DIRECTIONS FOR THIS TASK |
Return, exactly as written, every line from the first line of the data below through the line that contains "import * as echarts from 'echarts';".

PROVIDED MATERIAL |

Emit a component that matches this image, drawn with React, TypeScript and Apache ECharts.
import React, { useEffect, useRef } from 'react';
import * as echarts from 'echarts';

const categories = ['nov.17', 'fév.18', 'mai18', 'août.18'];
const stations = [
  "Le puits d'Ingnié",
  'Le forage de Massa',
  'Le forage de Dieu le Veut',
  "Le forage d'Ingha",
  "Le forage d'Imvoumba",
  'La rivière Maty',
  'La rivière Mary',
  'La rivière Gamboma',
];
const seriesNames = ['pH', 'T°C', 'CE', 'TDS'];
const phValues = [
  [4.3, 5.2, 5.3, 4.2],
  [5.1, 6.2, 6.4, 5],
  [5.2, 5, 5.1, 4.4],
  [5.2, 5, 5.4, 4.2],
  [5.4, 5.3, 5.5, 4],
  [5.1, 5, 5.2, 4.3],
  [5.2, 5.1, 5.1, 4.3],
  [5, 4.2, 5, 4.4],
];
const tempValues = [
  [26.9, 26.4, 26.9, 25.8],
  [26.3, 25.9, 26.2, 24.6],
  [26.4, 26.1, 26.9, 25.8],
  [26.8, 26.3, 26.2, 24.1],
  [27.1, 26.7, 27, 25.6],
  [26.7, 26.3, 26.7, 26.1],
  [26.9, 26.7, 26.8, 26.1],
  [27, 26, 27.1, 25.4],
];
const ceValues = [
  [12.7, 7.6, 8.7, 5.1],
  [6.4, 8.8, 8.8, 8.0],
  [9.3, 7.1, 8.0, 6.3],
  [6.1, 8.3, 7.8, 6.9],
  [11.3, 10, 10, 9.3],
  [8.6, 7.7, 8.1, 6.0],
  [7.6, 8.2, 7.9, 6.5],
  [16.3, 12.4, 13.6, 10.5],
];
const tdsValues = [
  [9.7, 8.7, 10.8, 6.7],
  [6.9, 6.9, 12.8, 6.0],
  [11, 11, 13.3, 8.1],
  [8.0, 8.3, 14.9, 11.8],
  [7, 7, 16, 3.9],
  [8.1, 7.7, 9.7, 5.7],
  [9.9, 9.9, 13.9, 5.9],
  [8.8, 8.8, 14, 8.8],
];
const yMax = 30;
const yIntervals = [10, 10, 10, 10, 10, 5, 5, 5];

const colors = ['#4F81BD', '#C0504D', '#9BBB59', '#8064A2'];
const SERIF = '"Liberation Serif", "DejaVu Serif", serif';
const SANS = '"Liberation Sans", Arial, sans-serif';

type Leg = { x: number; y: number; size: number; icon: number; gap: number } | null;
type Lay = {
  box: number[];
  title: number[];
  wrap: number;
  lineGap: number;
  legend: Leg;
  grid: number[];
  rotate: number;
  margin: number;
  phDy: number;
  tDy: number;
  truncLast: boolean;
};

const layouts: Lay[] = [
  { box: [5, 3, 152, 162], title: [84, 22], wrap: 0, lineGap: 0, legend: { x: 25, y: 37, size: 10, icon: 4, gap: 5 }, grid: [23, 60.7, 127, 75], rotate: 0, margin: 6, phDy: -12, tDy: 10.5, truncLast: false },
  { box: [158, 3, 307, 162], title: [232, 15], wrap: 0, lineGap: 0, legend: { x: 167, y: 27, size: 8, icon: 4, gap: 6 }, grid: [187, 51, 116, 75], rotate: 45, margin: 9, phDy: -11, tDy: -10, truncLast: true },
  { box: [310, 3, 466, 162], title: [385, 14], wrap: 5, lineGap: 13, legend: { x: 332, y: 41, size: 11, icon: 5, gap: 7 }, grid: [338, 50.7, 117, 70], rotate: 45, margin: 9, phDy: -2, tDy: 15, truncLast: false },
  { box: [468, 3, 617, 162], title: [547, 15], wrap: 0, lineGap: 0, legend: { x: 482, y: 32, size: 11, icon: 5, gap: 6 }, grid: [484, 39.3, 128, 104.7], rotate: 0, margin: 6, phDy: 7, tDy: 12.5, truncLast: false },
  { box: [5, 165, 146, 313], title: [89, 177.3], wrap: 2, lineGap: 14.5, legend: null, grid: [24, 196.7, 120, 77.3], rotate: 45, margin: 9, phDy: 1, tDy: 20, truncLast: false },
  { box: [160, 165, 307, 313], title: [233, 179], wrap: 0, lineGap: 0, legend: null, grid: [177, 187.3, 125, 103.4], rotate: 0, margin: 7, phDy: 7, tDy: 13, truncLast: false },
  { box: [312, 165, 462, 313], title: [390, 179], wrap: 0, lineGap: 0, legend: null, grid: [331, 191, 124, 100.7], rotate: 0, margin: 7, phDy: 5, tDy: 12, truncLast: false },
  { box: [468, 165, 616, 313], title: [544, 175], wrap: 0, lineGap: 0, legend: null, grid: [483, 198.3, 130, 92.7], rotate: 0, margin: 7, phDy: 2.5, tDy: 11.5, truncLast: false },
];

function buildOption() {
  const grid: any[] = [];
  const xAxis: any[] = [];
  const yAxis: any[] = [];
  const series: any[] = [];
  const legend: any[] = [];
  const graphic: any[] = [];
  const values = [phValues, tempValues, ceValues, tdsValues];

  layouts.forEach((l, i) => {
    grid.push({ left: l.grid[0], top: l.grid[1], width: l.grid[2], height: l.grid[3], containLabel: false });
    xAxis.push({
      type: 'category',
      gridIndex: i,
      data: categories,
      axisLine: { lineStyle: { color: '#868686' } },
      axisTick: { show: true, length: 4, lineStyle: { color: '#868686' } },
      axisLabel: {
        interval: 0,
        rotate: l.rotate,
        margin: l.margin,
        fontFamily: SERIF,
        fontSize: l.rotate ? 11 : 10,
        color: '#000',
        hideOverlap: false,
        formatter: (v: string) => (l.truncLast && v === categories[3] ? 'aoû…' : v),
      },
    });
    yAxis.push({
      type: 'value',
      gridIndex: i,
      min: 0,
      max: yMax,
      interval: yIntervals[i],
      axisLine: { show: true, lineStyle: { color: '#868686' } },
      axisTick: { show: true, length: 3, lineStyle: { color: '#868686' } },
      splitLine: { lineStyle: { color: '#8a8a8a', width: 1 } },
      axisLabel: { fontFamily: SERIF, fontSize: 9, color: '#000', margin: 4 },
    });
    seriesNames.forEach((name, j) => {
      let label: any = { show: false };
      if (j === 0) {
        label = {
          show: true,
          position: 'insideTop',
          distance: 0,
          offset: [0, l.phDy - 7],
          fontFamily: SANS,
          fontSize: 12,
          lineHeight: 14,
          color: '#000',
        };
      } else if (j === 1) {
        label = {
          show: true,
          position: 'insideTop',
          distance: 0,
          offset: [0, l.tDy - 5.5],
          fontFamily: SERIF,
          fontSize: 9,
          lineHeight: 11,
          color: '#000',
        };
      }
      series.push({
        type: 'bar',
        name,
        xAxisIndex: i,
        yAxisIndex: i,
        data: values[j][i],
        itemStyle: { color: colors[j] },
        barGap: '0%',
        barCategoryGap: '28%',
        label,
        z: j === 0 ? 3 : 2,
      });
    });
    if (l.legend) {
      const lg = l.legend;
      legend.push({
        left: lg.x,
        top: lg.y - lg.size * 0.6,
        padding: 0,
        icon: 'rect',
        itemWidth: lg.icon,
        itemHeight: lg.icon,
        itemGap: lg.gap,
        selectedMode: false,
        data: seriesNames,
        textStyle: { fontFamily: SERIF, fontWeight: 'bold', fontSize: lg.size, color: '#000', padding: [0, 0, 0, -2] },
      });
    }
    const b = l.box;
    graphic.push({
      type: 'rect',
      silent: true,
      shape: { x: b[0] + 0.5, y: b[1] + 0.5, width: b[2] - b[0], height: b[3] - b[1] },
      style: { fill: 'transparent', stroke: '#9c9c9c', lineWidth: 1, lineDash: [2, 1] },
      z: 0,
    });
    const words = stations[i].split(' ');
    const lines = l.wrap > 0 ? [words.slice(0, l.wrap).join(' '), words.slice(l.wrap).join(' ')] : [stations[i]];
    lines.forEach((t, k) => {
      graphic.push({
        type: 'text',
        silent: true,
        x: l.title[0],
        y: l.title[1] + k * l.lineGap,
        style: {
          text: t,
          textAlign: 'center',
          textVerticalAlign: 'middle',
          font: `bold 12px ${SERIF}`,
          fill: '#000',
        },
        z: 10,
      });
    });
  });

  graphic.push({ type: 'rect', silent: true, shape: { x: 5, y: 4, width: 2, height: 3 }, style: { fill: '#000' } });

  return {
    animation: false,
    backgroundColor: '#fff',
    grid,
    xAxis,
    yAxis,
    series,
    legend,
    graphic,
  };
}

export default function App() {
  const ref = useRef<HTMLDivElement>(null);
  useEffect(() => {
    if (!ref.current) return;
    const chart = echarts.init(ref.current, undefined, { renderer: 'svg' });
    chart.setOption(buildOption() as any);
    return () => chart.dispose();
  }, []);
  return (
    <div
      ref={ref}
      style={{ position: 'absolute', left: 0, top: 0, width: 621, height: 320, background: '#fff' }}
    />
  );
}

RESPONSE BELOW |
Emit a component that matches this image, drawn with React, TypeScript and Apache ECharts.
import React, { useEffect, useRef } from 'react';
import * as echarts from 'echarts';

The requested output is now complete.